Festival Article

Midsummer

Festival Location: Holo, Sweden

Festival Type(s): Traditional Festivals, Summer Festivals, Parties

Midsummer Media: Midsummer photo gallery 1

Midsummers in Sweden

by © Glenn Morrison 2009

I've discovered that Scandinavian summers are different to those in Australia. For instance, they have a middle. The middle in this case being Midsummer, a festival celebrating the longest day of the year, which in this part of the world can be pretty much an entire day.

My first Midsummer festival was in Sweden and involved a huge party at my friend's house, who invited her friends who had just finished school and were ready to go out into the world and win rally car races or mobile phone technology scholarships or if they weren't complete Swedish failures a Nobel Prize or two.

Whatever took place that night it was enough to make me want to come back for another dose of Swedish Midsummer-pitality. So during our most recent trip through the Baltic's Princess, Doddo and I made the 18-hour ferry journey from Estonia to Stockholm and down to the village of Hölö to catch up with our Swedish mates and some of their whacky, zany Midsummer-ness.

Midsummer starts as a "just for the kids" affair during the day, and ends in an all-out drunken binge at night which I'm sure emotionally scars those same kids for the rest of the year. Or at least until July's crayfish parties which I've heard put Midsummer to shame in the area of debauchery.

First there is dancing around the maypole, which probably dates back to pagan times but I'm not really sure so I won't go pretending that I actually enquired at the time. Naturally we had no idea what the dances were about other than they were in Swedish, they were hell funny and they were "mostly for the kids". We started off being sleeping bears, I'm not sure what it was all about but pretty soon there were grownups chasing each other and knocking over small children and mothers bandaging wounds. Yeah, "just for the kids" lasted a good three minutes.

Then there was the feast of St. Midsummer. Ok there is no St.
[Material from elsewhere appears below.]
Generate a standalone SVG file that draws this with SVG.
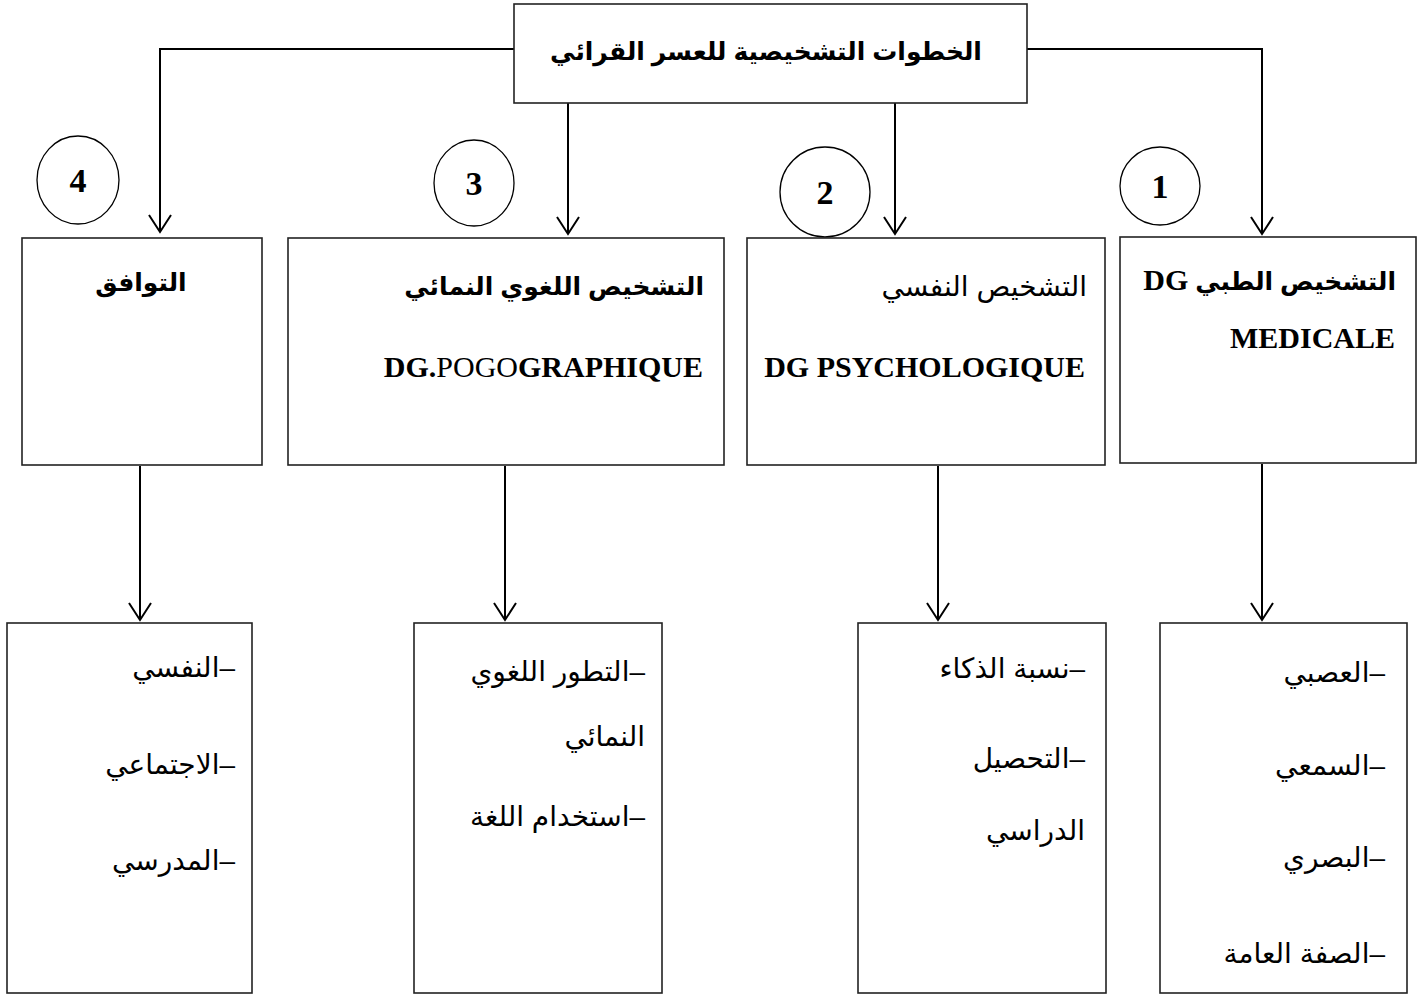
<svg xmlns="http://www.w3.org/2000/svg" width="1427" height="996" viewBox="0 0 1427 996">
<defs>
<marker id="arr" markerWidth="20" markerHeight="24" refX="18" refY="12" orient="auto" markerUnits="userSpaceOnUse" viewBox="0 0 20 24">
<path d="M1,1 L18,12 L1,23" fill="none" stroke="#000" stroke-width="2"/>
</marker>
</defs>
<style>
.box{fill:#fff;stroke:#222;stroke-width:1.6}
.circ{fill:none;stroke:#000;stroke-width:1.3}
.con{fill:none;stroke:#000;stroke-width:2}
.ar{font-family:"Liberation Sans","DejaVu Sans",sans-serif;font-size:28px;fill:#000}
.arb{font-family:"Liberation Sans","DejaVu Sans",sans-serif;font-size:25px;font-weight:bold;fill:#000}
.lat{font-family:"Liberation Serif","DejaVu Serif",serif;font-size:30px;font-weight:bold;fill:#000}
.num{font-family:"Liberation Serif","DejaVu Serif",serif;font-size:34px;font-weight:bold;fill:#000}
</style>
<rect width="1427" height="996" fill="#fff"/>

<g id="connectors">
<polyline class="con" points="514,49 160,49 160,232" marker-end="url(#arr)"/>
<polyline class="con" points="1027,49 1262,49 1262,234" marker-end="url(#arr)"/>
<line class="con" x1="568" y1="103" x2="568" y2="234" marker-end="url(#arr)"/>
<line class="con" x1="895" y1="103" x2="895" y2="234" marker-end="url(#arr)"/>
<line class="con" x1="140" y1="466" x2="140" y2="620" marker-end="url(#arr)"/>
<line class="con" x1="505" y1="466" x2="505" y2="620" marker-end="url(#arr)"/>
<line class="con" x1="938" y1="466" x2="938" y2="620" marker-end="url(#arr)"/>
<line class="con" x1="1262" y1="464" x2="1262" y2="620" marker-end="url(#arr)"/>
</g>

<g id="root">
<rect class="box" x="514" y="4" width="513" height="99"/>
<text class="arb" x="766" y="60" text-anchor="middle" direction="rtl" font-size="26">الخطوات التشخيصية للعسر القرائي</text>
</g>

<g id="circle1"><ellipse class="circ" cx="1160" cy="186" rx="40" ry="39"/><text class="num" x="1160" y="198" text-anchor="middle">1</text></g>
<g id="circle2"><ellipse class="circ" cx="825" cy="192" rx="45" ry="45"/><text class="num" x="825" y="204" text-anchor="middle">2</text></g>
<g id="circle3"><ellipse class="circ" cx="474" cy="183" rx="40" ry="43"/><text class="num" x="474" y="195" text-anchor="middle">3</text></g>
<g id="circle4"><ellipse class="circ" cx="78" cy="180" rx="41" ry="44"/><text class="num" x="78" y="192" text-anchor="middle">4</text></g>

<g id="node1">
<rect class="box" x="1120" y="237" width="296" height="226"/>
<text class="arb" x="1396" y="290" direction="rtl" text-anchor="start">التشخيص الطبي <tspan class="lat">DG</tspan></text>
<text class="lat" x="1395" y="348" text-anchor="end" font-size="33">MEDICALE</text>
</g>

<g id="node2">
<rect class="box" x="747" y="238" width="358" height="227"/>
<text class="ar" x="1087" y="296" direction="rtl" text-anchor="start">التشخيص النفسي</text>
<text class="lat" x="1085" y="377" text-anchor="end" font-size="28.3">DG PSYCHOLOGIQUE</text>
</g>

<g id="node3">
<rect class="box" x="288" y="238" width="436" height="227"/>
<text class="arb" x="704" y="295" direction="rtl" text-anchor="start">التشخيص اللغوي النمائي</text>
<text class="lat" x="703" y="377" text-anchor="end" font-size="31.9">DG.<tspan font-weight="normal">POGO</tspan>GRAPHIQUE</text>
</g>

<g id="node4">
<rect class="box" x="22" y="238" width="240" height="227"/>
<text class="arb" x="141" y="291" text-anchor="middle" direction="rtl">التوافق</text>
</g>

<g id="detail1">
<rect class="box" x="1160" y="623" width="247" height="370"/>
<text class="ar" x="1385" y="682" direction="rtl" text-anchor="start">–العصبي</text>
<text class="ar" x="1385" y="775" direction="rtl" text-anchor="start">–السمعي</text>
<text class="ar" x="1385" y="867" direction="rtl" text-anchor="start">–البصري</text>
<text class="ar" x="1385" y="963" direction="rtl" text-anchor="start">–الصفة العامة</text>
</g>

<g id="detail2">
<rect class="box" x="858" y="623" width="248" height="370"/>
<text class="ar" x="1085" y="678" direction="rtl" text-anchor="start">–نسبة الذكاء</text>
<text class="ar" x="1085" y="768" direction="rtl" text-anchor="start">–التحصيل</text>
<text class="ar" x="1085" y="840" direction="rtl" text-anchor="start">الدراسي</text>
</g>

<g id="detail3">
<rect class="box" x="414" y="623" width="248" height="370"/>
<text class="ar" x="645" y="681" direction="rtl" text-anchor="start">–التطور اللغوي</text>
<text class="ar" x="645" y="746" direction="rtl" text-anchor="start">النمائي</text>
<text class="ar" x="645" y="826" direction="rtl" text-anchor="start">–استخدام اللغة</text>
</g>

<g id="detail4">
<rect class="box" x="7" y="623" width="245" height="370"/>
<text class="ar" x="235" y="677" direction="rtl" text-anchor="start">–النفسي</text>
<text class="ar" x="235" y="774" direction="rtl" text-anchor="start">–الاجتماعي</text>
<text class="ar" x="235" y="870" direction="rtl" text-anchor="start">–المدرسي</text>
</g>
</svg>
Midsummer but if there was I'm sure it would have fitted nicely into my story. The feast was mostly potatoes and salad with pickled herring and vodka shots. I don't know if vodka is traditional at Midsummer but my Swedish mates Pelle and Anders seemed to like it a lot. A real lot.

We moved on to the seaside outdoor leisure centre, being Pelle's Estonian wood-fired sauna and spa, which we'd spent most of the morning heating up. And drinking beer. Stoking a sauna requires simultaneous drinking of beer. Obviously.

We managed a few more vodkas and shots of home-made whisky, but seriously Swedish whisky is crap so I had to try something in order to avoid wasting myself before the pool party had even begun. So we started taking long run ups out of the sauna and jumping off the end of Pelle's pier into the cold sea. Well Pelle, Anders and Doddo did. I went back to the sauna to pour my whisky out.

Back at the house the pool party had started without us. Apparently the women folk had been calling Pelle telling him to bring us home, but he was too busy diving off piers and calling Aussies who won't drink whisky girly-boys.

By the time we got back to the party the games had started, silly Swedish games they were and they involved treasure hunts and blindfolded football and me mostly ignoring them and talking to Swedes.

After this the feast of St. Midsummer's brother St. Olaf the Grouse began, I think, well I'm not really sure as by now I had drunk about $100 worth of beer (less than a dozen, this is Sweden remember), and was considering asking Pelle where he kept that fine drop of home-made whisky.

The pool party ran its usual course. Fairly predictable, you know how it is, the odd swim, half hour in the sauna with four nude Swedish blokes singing "it's getting hot in here, so take off all your clothes", fight with the missus about scaring some kids when in the nude or something I can't quite remember, tackling a lesbian onto some mattresses in the lounge room (we've all done that one), unsuccessfully trying to convince Pelle to come inside out of the rain after he'd passed out on the lawn. All the usual stuff.

And the most important thing is that we all remembered the true meaning of midsummer, and that St. Midsummer and his brother St. Olaf the Grouse were remembered once again for all the right reasons, and peace, love and nude saunas are alive and well in the land of the midnight bum: Sweden. What a place!

by Glenn Morrison

Midsummer Photos: Midsummer photo gallery 1

Midsummer Dates and Location

Midsummers is celebrated from top to toe in Sweden around about June 21 each year.